I’ve never had a blow out on the road, but I’ve changed flats before . The first time my mother borrowed my new car, she returned it to me with a flat. *Gee, thanks, mom. So, you felt it as you went over the nail? Mmm hmm. And people were hailing you at red lights to tell you you had a flat? I see. So you decided to drive back to me, yes? Oh, perfectably reasonable. * :rolleyes: (She had a cellphone. I had a cellphone. She should have called me.)

And it didn’t end there - she had returned my car while I was at work (we swapped cars for the day, as her RV was much too unwieldy to drive to the hair salon). I knew the tire was flat, but put off changing it until the end of the day… which for me, meant after most of the office had already gone home.

As I hadn’t changed a flat before in this particular car, it took a moment to locate the jack. I gave it a tug… and then another… and then I was outright swearing because I couldn’t get the damn thing out of my car - the bolts holding it in might as well have been welded together. I was all alone in the parking garage, with a flat tire and a shiny new car jack mocking me from its secure little cubby hole inside the trunk.

So, back to the office I trudged, to borrow a jack. Now, despite being 26, I look like a 16 year old boy and have a certain delicacy to my build, and especially my hands, that makes most people assume I can’t even unscrew a pickle jar. Anyway, I found a couple guys I knew to help me, but they insisted they try to remove my jack, rather than lend me one of theirs. “Azul, we’ll help you out,” they smirked. “Don’t want you to hurt your hands.”

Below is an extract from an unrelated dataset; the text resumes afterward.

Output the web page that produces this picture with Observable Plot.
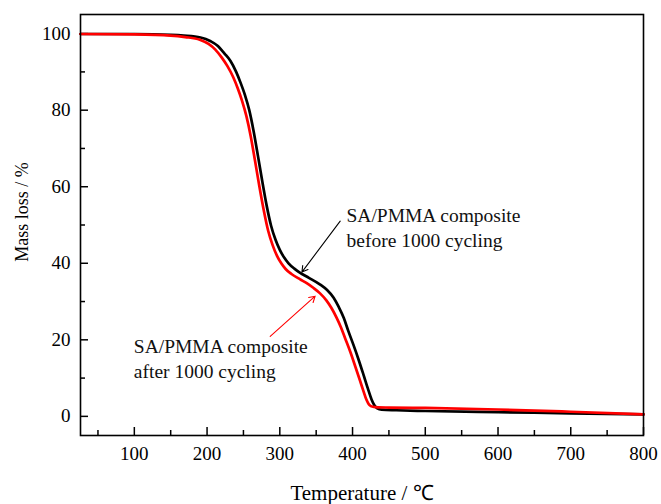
<!DOCTYPE html>
<html>
<head>
<meta charset="utf-8">
<script src="https://cdn.jsdelivr.net/npm/d3@7"></script>
<script src="https://cdn.jsdelivr.net/npm/@observablehq/plot@0.6"></script>
<style>
  html, body { margin: 0; padding: 0; background: #fff; }
  #chart svg { display: block; }
</style>
</head>
<body>
<div id="chart"></div>
<script>
// TGA curves of the SA/PMMA composite (temperature in °C, mass in %)
const beforeT = [26, 100, 150, 168, 191, 205, 214, 224, 232, 240, 246, 252, 258, 264, 270, 276, 282, 288, 294, 300, 306, 312, 320, 328, 340, 355, 365, 374, 381, 388, 394, 401, 408, 415, 421, 426, 430, 434, 440, 460, 500, 600, 700, 800];
const beforeMass = [99.9, 99.9, 99.7, 99.5, 99.0, 98.0, 96.9, 94.8, 92.9, 90.0, 87.2, 84.0, 80.0, 74.5, 68.0, 61.3, 55.0, 49.8, 46.2, 43.5, 41.5, 40.0, 38.6, 37.5, 36.2, 34.5, 33.0, 31.0, 28.6, 25.7, 22.4, 18.8, 15.0, 10.9, 7.3, 4.5, 2.9, 2.1, 1.75, 1.6, 1.4, 1.1, 0.8, 0.5];

const afterT = [26, 100, 150, 170, 190, 202, 211, 220, 228, 236, 242, 248, 254, 260, 266, 272, 278, 284, 290, 296, 302, 308, 316, 328, 337, 346, 355, 364, 371, 378, 384, 390, 397, 404, 410, 415, 419, 423, 428, 435, 450, 500, 600, 700, 800];
const afterMass = [99.9, 99.8, 99.5, 99.1, 98.4, 97.3, 95.9, 93.8, 91.5, 88.6, 85.8, 82.5, 78.5, 73.2, 66.7, 60.0, 53.8, 48.5, 44.8, 42.0, 40.0, 38.5, 37.2, 35.8, 34.8, 33.6, 32.2, 30.3, 28.3, 25.8, 23.3, 20.3, 16.8, 12.9, 9.5, 6.6, 4.4, 3.0, 2.5, 2.35, 2.3, 2.2, 1.8, 1.2, 0.5];

// Axis ticks
const xTicks = [100, 200, 300, 400, 500, 600, 700, 800];
const xMinorTicks = [50, 150, 250, 350, 450, 550, 650, 750];
const yTicks = [0, 20, 40, 60, 80, 100];
const yMinorTicks = [10, 30, 50, 70, 90];

// Curve labels and their pointers
const noteText = ["SA/PMMA composite", "before 1000 cycling", "SA/PMMA composite", "after 1000 cycling"];
const noteT = [391.7, 391.7, 99.3, 99.3];
const noteMass = [50.8, 44.2, 16.6, 10.0];
const pointerFromT = [383, 286.8];
const pointerFromMass = [51.0, 20.9];
const pointerToT = [330.4, 348.6];
const pointerToMass = [37.7, 31.4];
const pointerColor = ["black", "red"];

const before = beforeT.map((t, i) => ({t, m: beforeMass[i]}));
const after = afterT.map((t, i) => ({t, m: afterMass[i]}));
const notes = noteText.map((s, i) => ({s, t: noteT[i], m: noteMass[i]}));
const pointers = pointerFromT.map((t, i) => ({
  t1: t, m1: pointerFromMass[i], t2: pointerToT[i], m2: pointerToMass[i], c: pointerColor[i]
}));

const W = 661, H = 504, ML = 80, MR = 18, MT = 14, MB = 69;
const innerW = W - ML - MR, innerH = H - MT - MB;

const chart = Plot.plot({
  width: W,
  height: H,
  marginLeft: ML,
  marginRight: MR,
  marginTop: MT,
  marginBottom: MB,
  x: {domain: [26, 800]},
  y: {domain: [-5, 105]},
  style: {
    fontFamily: "'Liberation Serif', 'Times New Roman', serif",
    fontSize: "19px",
    color: "black",
    background: "white"
  },
  marks: [
    // tick labels
    Plot.axisX(xTicks, {tickSize: 0, tickPadding: 11, label: null, fontSize: 19}),
    Plot.axisY(yTicks, {tickSize: 0, tickPadding: 10, label: null, fontSize: 19}),
    // inward tick marks
    Plot.tickX(xTicks, {x: d => d, insetTop: innerH - 8, stroke: "black", strokeWidth: 1.5}),
    Plot.tickX(xMinorTicks, {x: d => d, insetTop: innerH - 5, stroke: "black", strokeWidth: 1.5}),
    Plot.tickY(yTicks, {y: d => d, insetRight: innerW - 8, stroke: "black", strokeWidth: 1.5}),
    Plot.tickY(yMinorTicks, {y: d => d, insetRight: innerW - 5, stroke: "black", strokeWidth: 1.5}),
    // curves
    Plot.line(before, {x: "t", y: "m", stroke: "black", strokeWidth: 2.7, curve: "monotone-x"}),
    Plot.line(after, {x: "t", y: "m", stroke: "#ff0000", strokeWidth: 2.7, curve: "monotone-x"}),
    // annotations
    Plot.arrow(pointers, {x1: "t1", y1: "m1", x2: "t2", y2: "m2", stroke: "c", strokeWidth: 1.1, headLength: 9}),
    Plot.text(notes, {x: "t", y: "m", text: "s", textAnchor: "start", lineAnchor: "bottom", fontSize: 19.5, fill: "#111"}),
    // axis titles
    Plot.text(["Temperature / ℃"], {text: d => d, frameAnchor: "bottom", textAnchor: "middle", dy: 64, lineAnchor: "bottom", fontSize: 21}),
    Plot.text(["Mass loss / %"], {text: d => d, frameAnchor: "left", textAnchor: "middle", dx: -58, dy: -13, rotate: -90, lineAnchor: "middle", fontSize: 18}),
    Plot.frame({stroke: "black", strokeWidth: 1.6})
  ]
});

document.getElementById("chart").appendChild(chart);
</script>
</body>
</html>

Cut to the garage again, now with two guys swearing at the jack and one fighting back "I-told-you-so"s. In the end, I ended up borrowing one, after all. I continued to have my revenge on my comrades, as none of them were able to loosen the lugnuts. They grudgingly deferred to me as a “last resort”, and I popped those suckers right off. I may have bony fingers, but there’s nothing wrong with my wrists!

The next day, I had the guys at the tire shop remove the jack for me. “Holy crap, no one would have been able to take that out by themselves!” It now rattles in the trunk as I drive, but I can at least use the damn thing, should my mother ever borrow my car again.